Petronis has brought the show to the City Center for more than three decades and hosts about 30 gun shows annually across the Northeast. He said he planned the display for the City Center show, and no other NEACA shows, three months ago.
That was before a riot of white nationalists, Ku Klux Klan members and neo-Nazis erupted in Charlottesville, Virginia, earlier this month. That protest, a response to Charlottesville’s plan to remove a statue of Confederate commander Robert E. Lee, resulted in the death of a woman and left 19 other people injured.
“I can understand, and I’m sensitive to the fact of this desk at this particular time, but I thought that we could make a very nice presentation of a historical item that is a part of history,” he said. “You’re not going to ever change history.”
Petronis said he had big plans for Hitler’s old belongings, which included draping the desk in a German flag with a mannequin dressed as a U.S. soldier sitting on top. He envisioned the G.I. piercing the German flag with a dagger, an American flag draped over his knee and a cigarette in his hand, he said.
“This simply was an opportunity for the sale to show that Nazism in 1945 was dead and buried,” he said.
He said the desk and other items will be sold at a public auction on Jan. 27 by Milestone Auctions, of Ohio — regardless.
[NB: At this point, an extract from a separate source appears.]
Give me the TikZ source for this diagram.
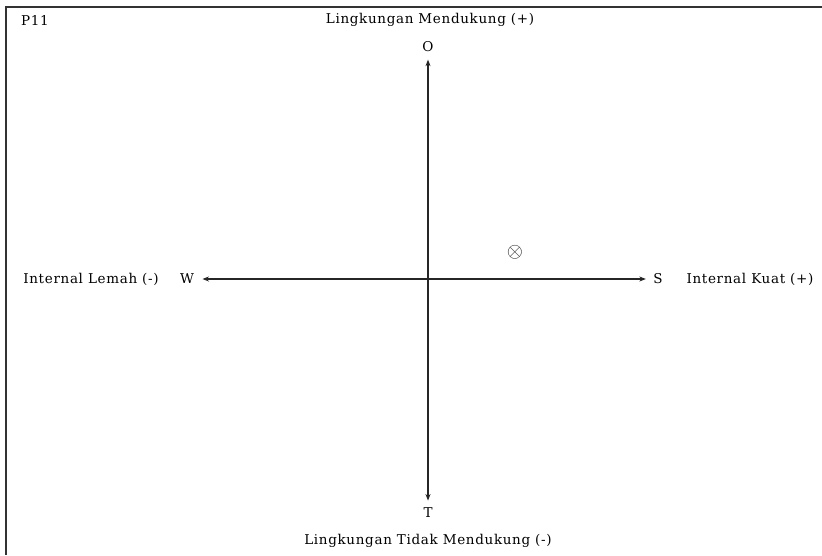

“If these people who are so adamant against it want to pay a half a million dollars to me, I’ll give them the desk and the lighter fluid and the match, and they can burn it in the public square,” he said.
McMahon, who became the City Center’s executive director in January — replacing founding director Mark Baker in that role — said he learned of Petronis’s plan to display the Hitler memorabilia from a Thursday Daily Gazette article.
Petronis had promoted the desk’s presence in a Wednesday news release about the show, also saying John Wayne’s 1930s Smith & Wesson gun, holster rig and spurs, would be there.
“The John Wayne items will still be pretty cool, but the Hitler items will not be there,” McMahon said.
Petronis said a famous Confederate general’s frock coat would also still be on display. He could not recall the general’s name but said it was not Lee.
Baker, a Republican who is running for mayor, said he supported the City Center Authority’s decision, calling the Hitler auction items “historic artifacts that lack sensitivity to many in our community.”
Mayor Joanne Yepsen said she received numerous calls from residents with concerns about the planned display.
She thanked McMahon “for his quick action and recognizing the sensitivity of this display, in particular, right across the street from a very active organization in our city, Temple Sinai.”
Yepsen, a Democrat, is not seeking reelection. Her deputy, Meg Kelly, is running to replace her.
The biannual gun show’s place in the Spa City was threatened in recent years after the 2012 Sandy Hook school shooting led community members to protest the event.
The latest show took place in May, after opposition from local politicians like Yepsen, and after leaders from NEACA and the venue had been unable to agree on dates for future shows beyond the previous show in August 2016. Sen. Kathy Marchione, R-Halfmoon, advocated for the show’s continuation locally.
“I’m horrified and saddened that someone would want to come to our community and exhibit something like this,” said Susan Steer, a city resident who collected nearly 1,500 signatures in an attempt to have the gun show banned in recent years.